Chandrayaan-3 is all about doing more with less. When a country has limited capabilities but dreams big, it has to be smart to use the love and gravity of Mother Earth to go all the way to the moon.

Chandrayaan-3 is a three-in-one satellite launched by India’s most reliable and trustworthy launcher, Launch Vehicle Mark-3 (LVM-3), a humongous but elegant rocket that weighs 642 tonnes, or the equivalent of 130 full-grown Asian elephants. At 43.5m, it is roughly half as tall as the Qutb Minar. The Chandrayaan-3 launch on July 14 was the homegrown rocket’s seventh consecutive successful flight.

LVM-3 may be a bahubali, but it still lacked the punch to send the 3,921kg Chandrayaan-3 satellite on a direct flight to the moon. ISRO engineers devised a way to overcome this big problem—use the earth’s gravity to slingshot Chandrayaan-3 to the moon. Using the spacecraft’s propulsion module, the scientists gradually kept raising its orbit and velocity. On August 1, Chandrayaan-3 attained enough ‘escape velocity’ to leave Mother Earth’s loving hold and go on its solitary journey of 3.84 lakh kilometres to the moon. The marathon was completed and the satellite entered the moon’s orbit on August 5.

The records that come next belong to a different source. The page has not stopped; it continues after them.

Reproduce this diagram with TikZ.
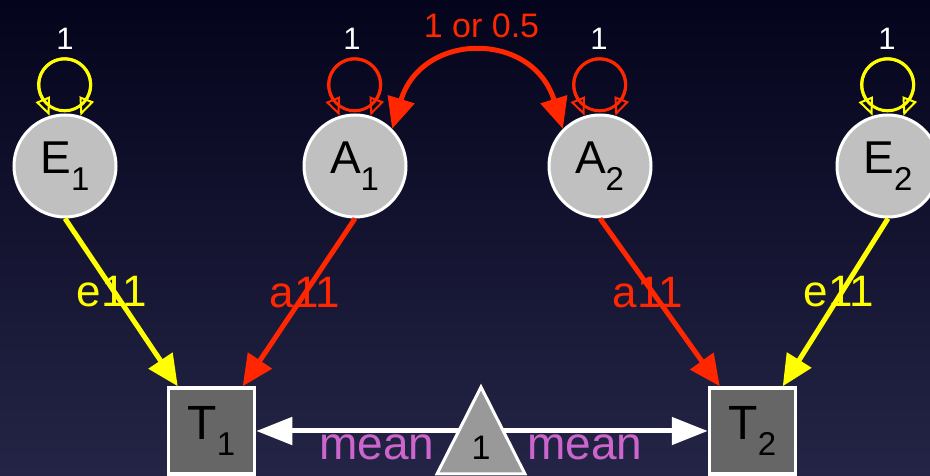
\documentclass[tikz,border=0pt]{standalone}
\usepackage{fontspec}
\setmainfont{Liberation Sans}
\usetikzlibrary{arrows.meta,calc}
\definecolor{bgtop}{RGB}{4,4,28}
\definecolor{bgbot}{RGB}{36,36,70}
\definecolor{semred}{RGB}{255,38,0}
\definecolor{semyel}{RGB}{255,255,0}
\definecolor{latgray}{RGB}{192,192,192}
\definecolor{obsgray}{RGB}{102,102,102}
\definecolor{trigray}{RGB}{153,153,153}
\definecolor{meancol}{RGB}{204,102,204}
\newcommand\fsz[1]{\fontsize{#1}{#1}\selectfont}
\newcommand\latlab[3]{{\fsz{46}#1\kern#2pt\raisebox{-17pt}{\fsz{33}#3}}}
\newcommand\obslab[1]{{\fsz{48}T\kern0pt\raisebox{-16pt}{\fsz{33}#1}}}
\begin{document}
\begin{tikzpicture}[x=1pt,y=1pt,
  latent/.style={circle,draw=white,line width=3pt,fill=latgray,minimum size=102pt,inner sep=0pt,text=black},
  manifest/.style={rectangle,draw=white,line width=3.5pt,fill=obsgray,minimum size=86pt,inner sep=0pt,text=black},
  pathar/.style={line width=5pt,-{Triangle[length=31pt,width=28pt]}},
  covar/.style={line width=5pt,semred,{Triangle[length=31pt,width=27pt]}-{Triangle[length=31pt,width=27pt]}},
  selfloop/.style={line width=3pt,{Triangle[open,length=18pt,width=15pt,line width=2pt]}-{Triangle[open,length=18pt,width=15pt,line width=2pt]}},
  loopring/.style={line width=3pt},
  meanar/.style={line width=5pt,white,-{Triangle[length=36pt,width=27pt]}},
  varlab/.style={anchor=base,inner sep=0pt,text=white,font=\fsz{31}},
  pathlab/.style={anchor=base,inner sep=0pt,font=\fsz{44}},
  meanlab/.style={anchor=base,inner sep=0pt,text=meancol,font=\fsz{46}}
]
\useasboundingbox (0,0) rectangle (930,476);
\clip (0,0) rectangle (930,476);
\shade[top color=bgtop,bottom color=bgbot] (0,0) rectangle (930,476);

% latent nodes
\node[latent] (E1) at (65,310) {\latlab{E}{0}{1}};
\node[latent] (A1) at (355,310) {\latlab{A}{-1}{1}};
\node[latent] (A2) at (600,310) {\latlab{A}{-1}{2}};
\node[latent] (E2) at (888,310) {\latlab{E}{0}{2}};

% manifest nodes
\node[manifest] (T1) at (211.5,45) {\obslab{1}};
\node[manifest] (T2) at (752.5,45) {\obslab{2}};

% variance loops
\foreach \n/\c in {E1/semyel,A1/semred,A2/semred,E2/semyel}{
  \draw[selfloop,\c] (\n.107) -- ++(-7.5,18) arc[start angle=210,end angle=-30,radius=26] -- (\n.73);
  \draw[loopring,\c] ($(\n.107)+(15,31)$) circle[radius=26];
}

\node[varlab] (vE1) at (65,426) {1};
\node[varlab] (vA1) at (352,426) {1};
\node[varlab] (vA2) at (599,426) {1};
\node[varlab] (vE2) at (887,426) {1};

% covariance between A1 and A2
\draw[covar] (A1.45) .. controls +(30,98) and +(-30,98) .. (A2.135);
\node[anchor=base,inner sep=0pt,text=semred,font=\fsz{34}] (cov) at (481.5,438) {1 or 0.5};

% paths
\draw[pathar,semyel] (E1.south) -- ($(T1.north west)+(11,0)$);
\draw[pathar,semred] (A1.south) -- ($(T1.north west)+(76,0)$);
\draw[pathar,semred] (A2.south) -- ($(T2.north west)+(12,0)$);
\draw[pathar,semyel] (E2.south) -- ($(T2.north west)+(75,0)$);

\node[pathlab,text=semyel] (le1) at (112,169) {e11};
\node[pathlab,text=semred] (la1) at (305,168) {a11};
\node[pathlab,text=semred] (la2) at (648,168) {a11};
\node[pathlab,text=semyel] (le2) at (839,169) {e11};

% means
\coordinate (M) at (481,45);
\draw[meanar] (M) -- (T1);
\draw[meanar] (M) -- (T2);
\draw[line width=3pt,draw=white,fill=trigray,line join=miter] (481,89) -- (525,2) -- (437,2) -- cycle;
\node[anchor=base,inner sep=0pt,text=black,font=\fsz{34}] (one) at (481,16) {1};
\node[meanlab] (m1) at (377,16) {mean};
\node[meanlab] (m2) at (585,16) {mean};
\end{tikzpicture}
\end{document}
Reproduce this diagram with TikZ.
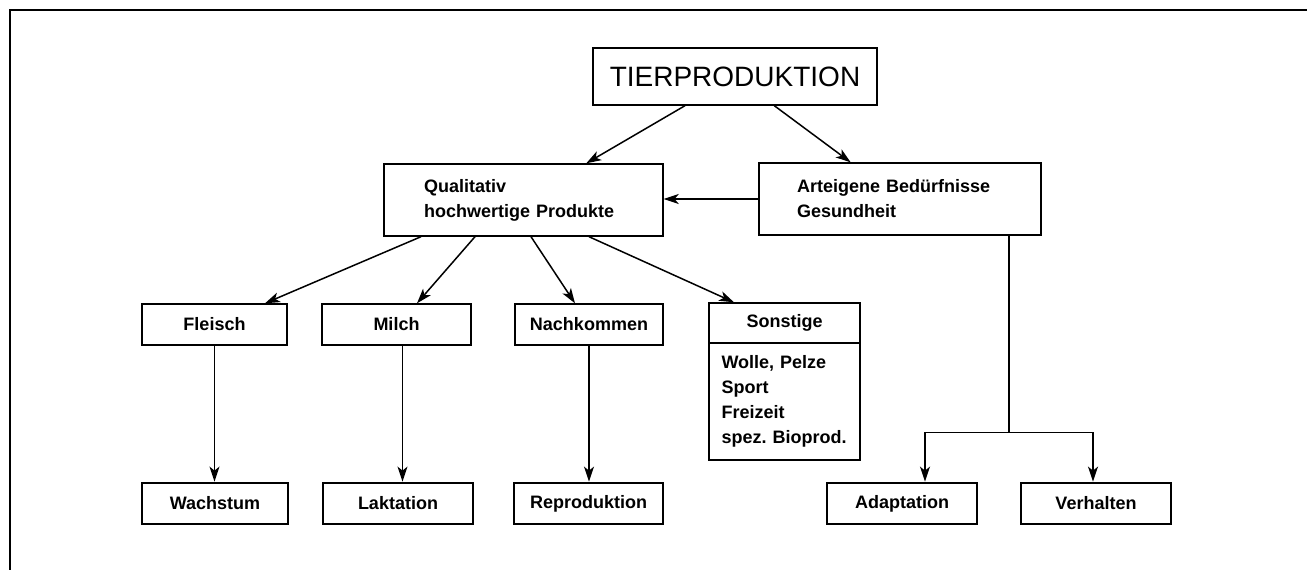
\documentclass[tikz,border=0pt]{standalone}
\usepackage{fontspec}
\setmainfont{Liberation Sans}
\usetikzlibrary{arrows.meta,calc}
\frenchspacing
\begin{document}
\begin{tikzpicture}[x=1pt,y=-1pt,
  box/.style={draw,line width=1.4pt,inner sep=0pt,font=\bfseries\fontsize{18}{25}\selectfont},
  resbox/.style={draw,line width=2.8pt,inner sep=0pt,minimum height=41,font=\bfseries\fontsize{18}{25}\selectfont},
  arr/.style={-{Stealth[length=15pt,width=10pt,inset=4pt]},line width=1.5pt},
  plain/.style={line width=1.5pt}]
\useasboundingbox (0,0) rectangle (1307,570);
% frame
\draw[line width=1.6pt] (10,570) -- (10,10) -- (1307,10);
% top
\node[draw,line width=1.4pt,minimum width=284,minimum height=57,inner sep=0pt,
      font=\fontsize{28}{30}\selectfont] (tier) at (735,76.5) {TIERPRODUKTION};
\node[box,minimum width=279,minimum height=72,text width=199,inner xsep=40,align=left]
      (qual) at (523.5,200) {Qualitativ\\hochwertige Produkte};
\node[box,minimum width=282,minimum height=72,text width=206,inner xsep=38,align=left]
      (art) at (900,199) {Arteigene Bedürfnisse\\Gesundheit};
% middle row
\node[box,minimum width=145,minimum height=41] (fleisch) at (214.5,324.5) {Fleisch};
\node[box,minimum width=149,minimum height=41] (milch) at (396.5,324.5) {Milch};
\node[box,minimum width=148,minimum height=41] (nach) at (589,324.5) {Nachkommen};
\node[box,minimum width=151,minimum height=40] (sonst) at (784.5,323) {Sonstige};
\node[box,minimum width=151,minimum height=117,text width=126,inner xsep=12.5,align=left]
      (list) at (784.5,401.5) {\mbox{Wolle, Pelze}\\Sport\\Freizeit\\\mbox{spez. Bioprod.}};
% bottom row
\node[resbox,minimum width=146] (wachs) at (215,503.5) {Wachstum};
\node[resbox,minimum width=150] (lakt) at (398,503.5) {Laktation};
\node[resbox,minimum width=149] (repro) at (588.5,503.5) {Reproduktion};
\node[resbox,minimum width=150] (adapt) at (902,503.5) {Adaptation};
\node[resbox,minimum width=150] (verh) at (1096,503.5) {Verhalten};
% connectors
\draw[arr] (tier) -- (qual);
\draw[arr] (tier) -- (art);
\draw[arr] (art.west) -- (qual.east |- art.west);
\draw[arr] ($(qual.south)+(-102.5,0)$) -- ($(fleisch.north)+(50.5,0)$);
\draw[arr] ($(qual.south)+(-48.5,0)$) -- ($(milch.north)+(20.5,0)$);
\draw[arr] ($(qual.south)+(7.5,0)$) -- ($(nach.north)+(-14,0)$);
\draw[arr] ($(qual.south)+(65.5,0)$) -- ($(sonst.north)+(-50.5,0)$);
\draw[arr] (fleisch.south) -- (fleisch.south |- wachs.north);
\path ($(milch.south)+(6,0)$) coordinate (m1);
\draw[arr] (m1) -- (m1 |- lakt.north);
\draw[arr] (nach.south) -- (nach.south |- repro.north);
\path ($(art.south)+(109,0)$) coordinate (a1);
\path (a1) ++(0,197) coordinate (split);
\path ($(adapt.north)+(23,0)$) coordinate (ad1);
\path ($(verh.north)+(-3,0)$) coordinate (ve1);
\draw[plain] (a1) -- (split);
\draw[arr] (split) -| (ad1);
\draw[arr] (split) -| (ve1);
\end{tikzpicture}
\end{document}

“This was a very, very tricky operation requiring great precision, since the approach velocity had to be just right,” said S. Somanath, ISRO chairman. “If it were too fast, the satellite would have bounced off and become a flyby mission. If it were too slow, it could have been pulled in and crash-landed on the lunar surface. The optimal velocity ensured that Chandrayaan-3 was pulled into orbit and began its dance around the moon.”